**PROMPT**: Every line with the word "matplotlib" in it should be extracted from the data that follows.

**DATA PROVIDED**:
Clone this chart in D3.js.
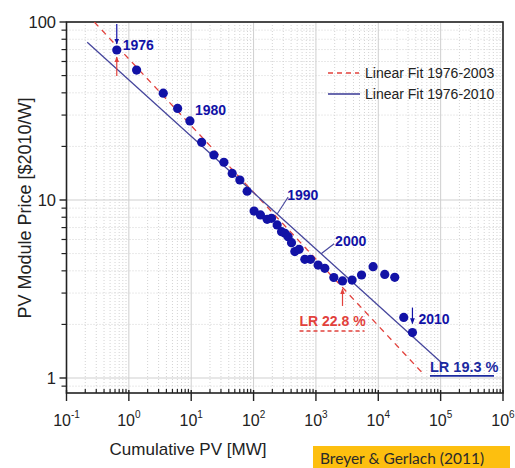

--

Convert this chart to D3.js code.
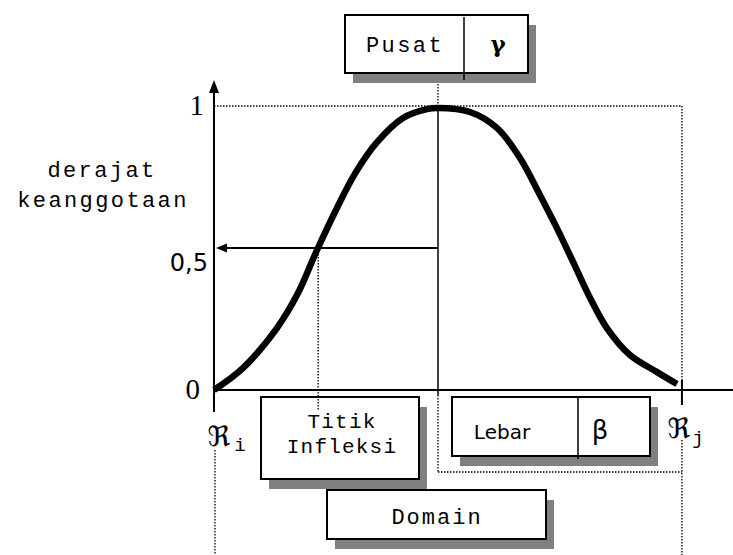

--

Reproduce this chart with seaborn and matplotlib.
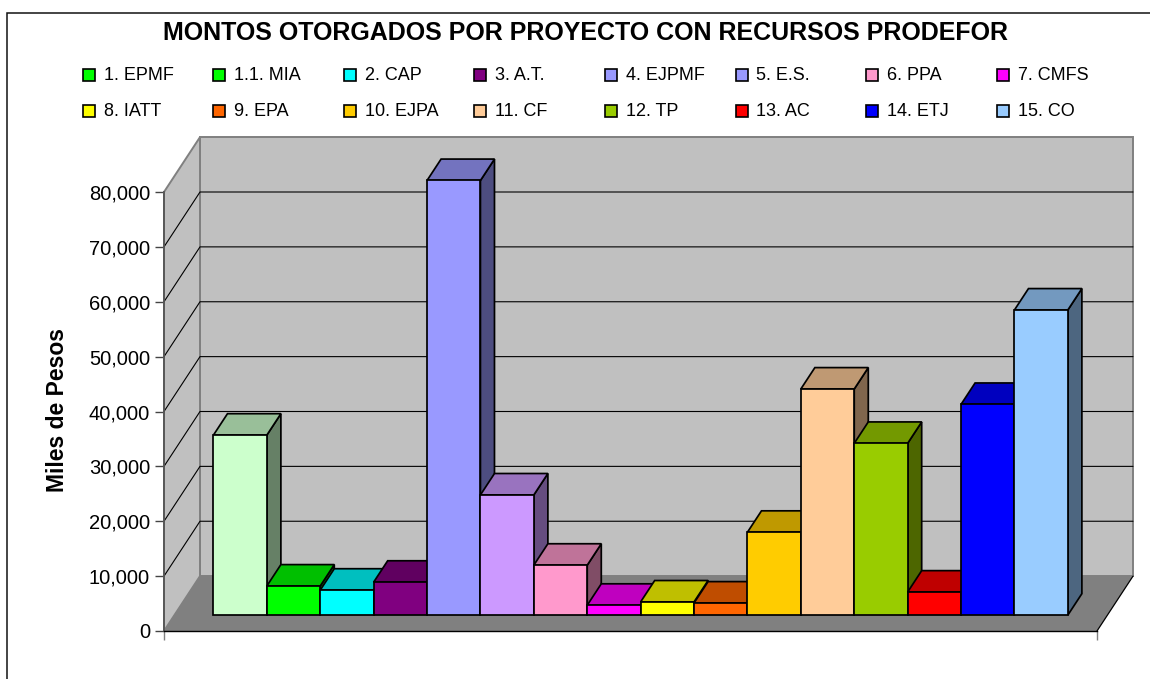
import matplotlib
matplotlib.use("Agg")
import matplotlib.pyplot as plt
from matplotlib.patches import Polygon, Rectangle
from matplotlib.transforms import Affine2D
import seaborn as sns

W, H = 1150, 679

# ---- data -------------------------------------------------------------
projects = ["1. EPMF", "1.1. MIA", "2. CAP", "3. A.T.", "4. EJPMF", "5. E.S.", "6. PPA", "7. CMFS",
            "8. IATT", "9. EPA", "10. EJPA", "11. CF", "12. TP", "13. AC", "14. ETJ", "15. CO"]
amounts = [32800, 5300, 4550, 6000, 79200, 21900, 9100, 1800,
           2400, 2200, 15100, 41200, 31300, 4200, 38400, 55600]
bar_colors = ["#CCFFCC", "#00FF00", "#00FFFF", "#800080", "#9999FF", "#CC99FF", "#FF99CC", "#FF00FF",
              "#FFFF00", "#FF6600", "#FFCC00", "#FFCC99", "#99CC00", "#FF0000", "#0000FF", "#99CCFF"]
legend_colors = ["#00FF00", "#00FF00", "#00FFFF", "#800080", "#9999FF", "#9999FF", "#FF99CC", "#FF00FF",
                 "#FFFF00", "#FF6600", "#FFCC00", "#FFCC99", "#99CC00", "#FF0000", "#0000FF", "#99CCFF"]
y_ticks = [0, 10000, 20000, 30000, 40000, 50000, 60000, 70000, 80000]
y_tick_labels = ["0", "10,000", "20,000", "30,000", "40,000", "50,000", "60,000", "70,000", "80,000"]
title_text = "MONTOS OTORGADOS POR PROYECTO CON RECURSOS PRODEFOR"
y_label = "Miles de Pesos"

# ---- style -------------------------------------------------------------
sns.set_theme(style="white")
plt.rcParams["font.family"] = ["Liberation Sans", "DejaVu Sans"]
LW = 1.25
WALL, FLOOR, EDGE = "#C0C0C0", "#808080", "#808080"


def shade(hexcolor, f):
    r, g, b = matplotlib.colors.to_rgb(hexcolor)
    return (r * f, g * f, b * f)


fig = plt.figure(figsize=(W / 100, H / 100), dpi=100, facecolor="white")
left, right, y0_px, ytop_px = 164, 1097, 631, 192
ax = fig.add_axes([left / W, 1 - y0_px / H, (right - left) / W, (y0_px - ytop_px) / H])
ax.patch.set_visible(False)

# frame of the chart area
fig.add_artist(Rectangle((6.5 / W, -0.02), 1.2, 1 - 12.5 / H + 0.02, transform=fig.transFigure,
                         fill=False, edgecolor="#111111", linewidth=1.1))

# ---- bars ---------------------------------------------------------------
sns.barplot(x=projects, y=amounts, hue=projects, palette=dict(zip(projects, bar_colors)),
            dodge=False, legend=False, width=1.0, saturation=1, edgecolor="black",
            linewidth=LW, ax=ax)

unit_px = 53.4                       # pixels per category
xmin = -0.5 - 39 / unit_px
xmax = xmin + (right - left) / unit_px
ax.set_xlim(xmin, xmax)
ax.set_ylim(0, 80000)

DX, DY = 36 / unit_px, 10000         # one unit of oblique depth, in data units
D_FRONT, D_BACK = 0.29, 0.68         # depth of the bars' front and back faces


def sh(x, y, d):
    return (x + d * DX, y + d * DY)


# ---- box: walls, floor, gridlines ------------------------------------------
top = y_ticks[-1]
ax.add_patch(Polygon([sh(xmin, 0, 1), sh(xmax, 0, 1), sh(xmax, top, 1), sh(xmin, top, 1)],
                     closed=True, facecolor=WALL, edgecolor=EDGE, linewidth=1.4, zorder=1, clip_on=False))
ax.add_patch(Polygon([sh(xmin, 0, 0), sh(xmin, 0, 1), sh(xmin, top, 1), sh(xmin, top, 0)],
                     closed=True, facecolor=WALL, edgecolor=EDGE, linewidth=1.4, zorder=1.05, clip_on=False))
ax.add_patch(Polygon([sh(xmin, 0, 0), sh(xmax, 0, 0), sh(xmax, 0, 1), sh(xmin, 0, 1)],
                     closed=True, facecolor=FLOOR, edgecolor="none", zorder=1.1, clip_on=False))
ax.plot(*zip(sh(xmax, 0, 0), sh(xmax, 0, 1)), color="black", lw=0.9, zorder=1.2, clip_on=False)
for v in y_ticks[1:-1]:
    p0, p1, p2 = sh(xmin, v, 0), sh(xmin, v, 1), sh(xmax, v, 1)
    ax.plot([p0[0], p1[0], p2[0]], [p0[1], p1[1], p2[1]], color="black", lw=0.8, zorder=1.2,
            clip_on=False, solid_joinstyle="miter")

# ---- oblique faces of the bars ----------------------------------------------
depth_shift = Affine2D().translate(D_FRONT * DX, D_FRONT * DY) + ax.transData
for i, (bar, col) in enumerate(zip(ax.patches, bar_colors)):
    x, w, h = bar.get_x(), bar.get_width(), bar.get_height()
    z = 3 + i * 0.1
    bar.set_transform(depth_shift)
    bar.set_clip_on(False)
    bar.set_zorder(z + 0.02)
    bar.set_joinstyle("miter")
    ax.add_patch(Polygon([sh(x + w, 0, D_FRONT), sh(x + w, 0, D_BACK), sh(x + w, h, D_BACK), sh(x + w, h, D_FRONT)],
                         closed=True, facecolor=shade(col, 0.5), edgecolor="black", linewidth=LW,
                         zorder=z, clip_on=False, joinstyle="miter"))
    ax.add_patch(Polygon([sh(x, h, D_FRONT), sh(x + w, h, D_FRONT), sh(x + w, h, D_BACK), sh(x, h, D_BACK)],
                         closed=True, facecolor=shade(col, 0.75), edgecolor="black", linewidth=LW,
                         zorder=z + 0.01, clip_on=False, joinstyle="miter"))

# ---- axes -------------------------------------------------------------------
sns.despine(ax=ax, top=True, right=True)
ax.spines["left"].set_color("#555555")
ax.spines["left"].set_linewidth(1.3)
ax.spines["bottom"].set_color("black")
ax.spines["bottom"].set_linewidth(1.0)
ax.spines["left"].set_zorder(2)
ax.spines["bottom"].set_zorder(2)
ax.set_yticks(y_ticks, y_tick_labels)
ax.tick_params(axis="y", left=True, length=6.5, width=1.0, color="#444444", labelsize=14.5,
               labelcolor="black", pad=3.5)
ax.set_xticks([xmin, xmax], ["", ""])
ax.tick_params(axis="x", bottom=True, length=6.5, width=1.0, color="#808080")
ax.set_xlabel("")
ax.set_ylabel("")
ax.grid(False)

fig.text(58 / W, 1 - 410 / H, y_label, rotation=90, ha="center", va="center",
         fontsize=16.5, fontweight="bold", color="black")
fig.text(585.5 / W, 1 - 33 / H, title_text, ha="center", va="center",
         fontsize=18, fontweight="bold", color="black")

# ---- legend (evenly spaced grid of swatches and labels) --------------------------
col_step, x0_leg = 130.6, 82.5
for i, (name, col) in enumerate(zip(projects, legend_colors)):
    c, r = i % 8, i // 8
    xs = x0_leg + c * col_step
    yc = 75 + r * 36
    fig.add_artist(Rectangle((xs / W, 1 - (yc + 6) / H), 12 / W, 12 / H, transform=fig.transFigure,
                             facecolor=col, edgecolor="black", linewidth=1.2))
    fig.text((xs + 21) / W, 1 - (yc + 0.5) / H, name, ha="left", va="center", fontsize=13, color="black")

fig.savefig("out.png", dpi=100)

**RESULT**:
Reproduce this chart with seaborn and matplotlib.
import matplotlib
matplotlib.use("Agg")
import matplotlib.pyplot as plt
from matplotlib.patches import Polygon, Rectangle
from matplotlib.transforms import Affine2D
    r, g, b = matplotlib.colors.to_rgb(hexcolor)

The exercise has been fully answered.